A Canadian religious organization that has publicly referred to homosexuality as a perversion has received more than $2-million from the Canadian International Development Agency since 1999, including funds for a project focused on HIV/AIDS education in Africa.
Crossroads Christian Communications Inc., a large Christian organization based in Burlington, Ont., was thrown into controversy on Sunday when the Canadian Press reported that it referred to homosexuality as a sin on its website, grouping it with bestiality and pedophilia. The page was removed after Crossroads was asked for comment.
The organization is currently receiving nearly $545,000 from CIDA to build a water filtration system in Uganda, a country that has considered anti-gay legislation that could include the death penalty.
Ottawa has voiced strong opposition to the bill, and Foreign Affairs Minister John Baird publicly admonished the Ugandan government over its content last fall.
International Co-operation Minister Julian Fantino indicated on Sunday that he would ask CIDA officials to review the current contract before any further payments are made. But cutting the funding seems unlikely because Mr. Fantino’s office has suggested that a group’s religious convictions should not jeopardize its development work. “We fund projects, not organizations, based on merit,” Mr. Fantino told The Globe and Mail in a statement on Monday. “Projects are delivered without religious content.”
Funding records show that Crossroads has received a total of $2.7-million in government funds since 1999 for projects that include two HIV/AIDS-related programs in Zambia and a rehabilitation project for girls living on the streets in Kenya.
Between 1999 and 2011, Crossroads was awarded nearly $674,000 for its Lazarus Project, a vocational school in Zambia that also focused on HIV/AIDS education and, according to the website, “counselling and psycho-social support.”
Another project, valued at nearly $415,000, ran from 2007 to 2011 and involved organizing a mobile clinic and education workshop for HIV/AIDS testing and mitigation in Zambia.
In a statement released late Monday, Crossroads said it is “not anti-gay” and provides aid “based solely on human need and does not discriminate, nor does Crossroads attempt to influence or lobby foreign governments or policies.”

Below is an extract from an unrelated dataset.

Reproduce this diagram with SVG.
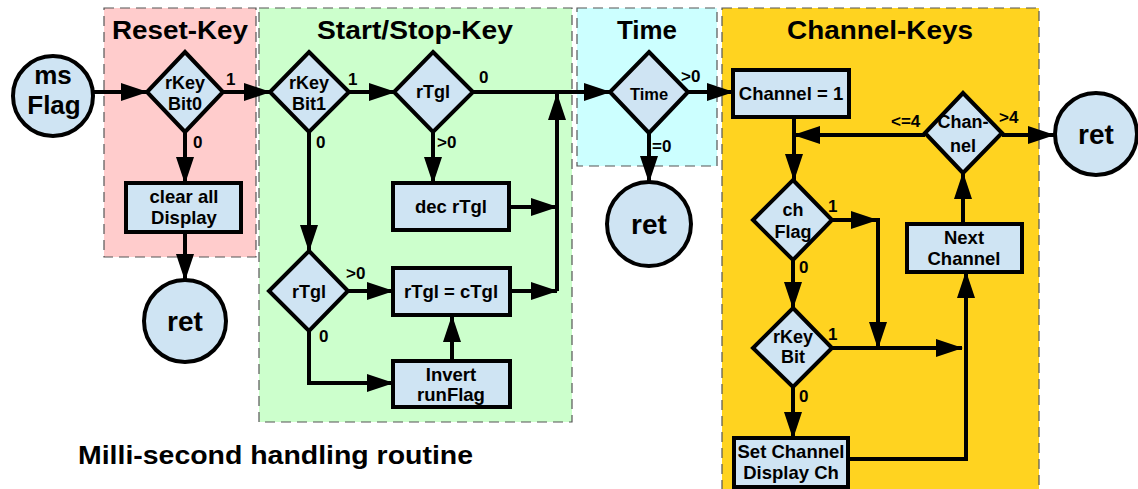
<svg xmlns="http://www.w3.org/2000/svg" width="1138" height="489" viewBox="0 0 1138 489">
<style>
.region{stroke:#555;stroke-width:1.2;stroke-dasharray:10 6}
.node{fill:#cfe4f3;stroke:#000;stroke-width:4}
.t{font-family:"Liberation Sans",Arial,sans-serif;font-weight:bold;fill:#000;text-anchor:middle}
.title{font-size:26px}
.box{font-size:18.5px}
.dia{font-size:18px}
.lbl{font-size:17px;text-anchor:start}
.big{font-size:26px}
.ret{font-size:28px}
.c{fill:none;stroke:#000;stroke-width:4}
</style>
<defs>
<marker id="ah" viewBox="0 0 27 18" refX="26" refY="9" markerWidth="27" markerHeight="18" markerUnits="userSpaceOnUse" orient="auto">
<path d="M0,0 L27,9 L0,18 z" fill="#000"/>
</marker>
</defs>
<rect width="1138" height="489" fill="#fff"/>
<g id="regions">
<rect class="region" x="104" y="8" width="152" height="249" fill="#ffcccc"/>
<rect class="region" x="259" y="8" width="313" height="414" fill="#ccffcc"/>
<rect class="region" x="577" y="8" width="140" height="158" fill="#ccffff"/>
<rect class="region" x="722" y="8" width="317" height="484" fill="#ffd320"/>
<text class="t title" x="180" y="39" textLength="136" lengthAdjust="spacingAndGlyphs">Reset-Key</text>
<text class="t title" x="415" y="39" textLength="196" lengthAdjust="spacingAndGlyphs">Start/Stop-Key</text>
<text class="t title" x="647" y="39" textLength="60" lengthAdjust="spacingAndGlyphs">Time</text>
<text class="t title" x="880" y="39" textLength="186" lengthAdjust="spacingAndGlyphs">Channel-Keys</text>
</g>
<g id="connectors" marker-end="url(#ah)">
<path class="c" d="M94,92 H147"/>
<path class="c" d="M223,92 H270"/>
<path class="c" d="M185,132 V183"/>
<path class="c" d="M185,232 V280"/>
<path class="c" d="M349,92 H395"/>
<path class="c" d="M473,92 H610"/>
<path class="c" d="M433,132 V183"/>
<path class="c" d="M509,207 H557"/>
<path class="c" d="M309,132 V251"/>
<path class="c" d="M348,291 H393"/>
<path class="c" d="M510,291 H557"/>
<path class="c" d="M557,291 V94"/>
<path class="c" d="M309,331 V383 H393"/>
<path class="c" d="M452,361 V316"/>
<path class="c" d="M688,92 H733"/>
<path class="c" d="M649,133 V182"/>
<path class="c" d="M794,117 V180"/>
<path class="c" d="M925,135 H794"/>
<path class="c" d="M1002,135 H1054"/>
<path class="c" d="M832,220 H877"/>
<path class="c" d="M878,218 V348"/>
<path class="c" d="M793,260 V308"/>
<path class="c" d="M832,348 H962"/>
<path class="c" d="M793,387 V438"/>
<path class="c" d="M848,459 H966 V272"/>
<path class="c" d="M963,224 V173"/>
</g>
<g id="labels">
<text class="t lbl" x="226" y="85">1</text>
<text class="t lbl" x="193" y="148">0</text>
<text class="t lbl" x="348" y="85">1</text>
<text class="t lbl" x="316" y="148">0</text>
<text class="t lbl" x="479" y="83">0</text>
<text class="t lbl" x="437" y="148">&gt;0</text>
<text class="t lbl" x="346" y="279">&gt;0</text>
<text class="t lbl" x="319" y="342">0</text>
<text class="t lbl" x="681" y="82">&gt;0</text>
<text class="t lbl" x="652" y="152">=0</text>
<text class="t lbl" x="891" y="127">&lt;=4</text>
<text class="t lbl" x="999" y="123">&gt;4</text>
<text class="t lbl" x="828" y="212">1</text>
<text class="t lbl" x="799" y="273">0</text>
<text class="t lbl" x="828" y="340">1</text>
<text class="t lbl" x="799" y="402">0</text>
</g>
<g id="msFlag">
<circle class="node" cx="53" cy="96" r="40"/>
<text class="t big" x="53" y="84">ms</text>
<text class="t big" x="54" y="114">Flag</text>
</g>
<g id="rKeyBit0">
<path class="node" d="M185,52 L223,92 L185,132 L147,92 Z"/>
<text class="t dia" x="185" y="89">rKey</text>
<text class="t dia" x="185" y="110">Bit0</text>
</g>
<g id="clearAll">
<rect class="node" x="126" y="183" width="115" height="49"/>
<text class="t box" x="184" y="203">clear all</text>
<text class="t box" x="184" y="224">Display</text>
</g>
<g id="ret1">
<circle class="node" cx="185" cy="321" r="41"/>
<text class="t ret" x="185" y="331">ret</text>
</g>
<g id="rKeyBit1">
<path class="node" d="M309,52 L349,92 L309,132 L270,92 Z"/>
<text class="t dia" x="309" y="89">rKey</text>
<text class="t dia" x="309" y="110">Bit1</text>
</g>
<g id="rTgl1">
<path class="node" d="M433,52 L473,92 L433,132 L394,92 Z"/>
<text class="t dia" x="433" y="98">rTgl</text>
</g>
<g id="decRTgl">
<rect class="node" x="393" y="183" width="116" height="47"/>
<text class="t box" x="451" y="213">dec rTgl</text>
</g>
<g id="rTgl2">
<path class="node" d="M309,251 L348,291 L309,331 L269,291 Z"/>
<text class="t dia" x="309" y="298">rTgl</text>
</g>
<g id="rTglEqCTgl">
<rect class="node" x="393" y="268" width="117" height="47"/>
<text class="t box" x="451" y="298">rTgl = cTgl</text>
</g>
<g id="invertRunFlag">
<rect class="node" x="393" y="361" width="117" height="46"/>
<text class="t box" x="451" y="381">Invert</text>
<text class="t box" x="451" y="401">runFlag</text>
</g>
<g id="time">
<path class="node" d="M649,52 L688,92 L649,133 L610,92 Z"/>
<text class="t" style="font-size:16.5px" x="649" y="100">Time</text>
</g>
<g id="ret2">
<circle class="node" cx="649" cy="224" r="42"/>
<text class="t ret" x="649" y="234">ret</text>
</g>
<g id="channel1">
<rect class="node" x="733" y="70" width="116" height="47"/>
<text class="t box" x="791" y="100">Channel = 1</text>
</g>
<g id="chanNel">
<path class="node" d="M963,93 L1002,133 L963,173 L925,133 Z"/>
<text class="t dia" x="963" y="128">Chan-</text>
<text class="t dia" x="963" y="152">nel</text>
</g>
<g id="ret3">
<circle class="node" cx="1096" cy="134" r="41"/>
<text class="t ret" x="1096" y="144">ret</text>
</g>
<g id="chFlag">
<path class="node" d="M793,180 L832,220 L793,260 L753,220 Z"/>
<text class="t dia" x="793" y="216">ch</text>
<text class="t dia" x="793" y="238">Flag</text>
</g>
<g id="rKeyBit">
<path class="node" d="M793,308 L832,348 L793,387 L753,348 Z"/>
<text class="t dia" x="793" y="343">rKey</text>
<text class="t dia" x="793" y="363">Bit</text>
</g>
<g id="setChannel">
<rect class="node" x="734" y="438" width="114" height="49"/>
<text class="t box" x="791" y="458">Set Channel</text>
<text class="t box" x="791" y="479">Display Ch</text>
</g>
<g id="nextChannel">
<rect class="node" x="907" y="224" width="115" height="48"/>
<text class="t box" x="964" y="244">Next</text>
<text class="t box" x="964" y="265">Channel</text>
</g>
<text class="t" style="font-size:25px;text-anchor:start" x="78" y="464" textLength="395" lengthAdjust="spacingAndGlyphs">Milli-second handling routine</text>
</svg>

Crossroads also said it “supports the Canadian government’s position that strongly opposes the criminalization of homosexuality and violence on the basis of sexual orientation” and welcomes the CIDA review.
Sandra Chu, a senior policy analyst at the Canadian HIV/AIDS Legal Network, said she is not familiar with Crossroads, but is concerned that HIV/AIDS funding might have been granted to an organization that has voiced anti-gay sentiments. “When you have a group that has homophobic statements, you’re going to deter people from accessing health care, you’re going to deter them from accessing harm reduction services, from seeking HIV testing, treatment,” Ms. Chu said. “All those things that we know are good for public health and for individual health.”
Asked about the HIV/AIDS projects, a spokeswoman for Mr. Fantino pointed out that CIDA contracts include a clause that requires organizations not to discriminate for religious or any other reasons when they are providing international development assistance.
When the Uganda contract was announced in February, 2011, Bev Oda, then the international co-operation minister, and Burlington MP Mike Wallace, who represents the riding in which Crossroads operates, lauded the project in the joint statement.
“This initiative will allow girls the chance to attend school, and women the chance to provide additional income and care for their families,” Mr. Wallace said in the statement.
The page on Crossroads’ website that drew attention includes homosexuality and transvestism with pedophilia and bestiality. It calls same-sex attraction a sexual sin and a perversion. It goes on to say that “if you still experience temptations, you need the help of a spirit-filled minister, counsellor, one of our Crossroads prayer partners.”
The organization’s 2011 Canada Revenue Agency filing shows Crossroads took in more than $23-million in tax-free revenue that year.
This isn’t the first time Crossroads has faced accusations of anti-gay sentiment. Its TV station has played host to many controversial figures, including now-Sun News Network host Michael Coren and televangelist Charles McVety, who was dumped from the network after the Broadcast Standards Council found his comments regarding homosexuality to be “excessive, inappropriate, disparaging, and abusive.” The station’s founder, David Mainse, was directly involved in campaigns to oppose same-sex marriage and gay publications.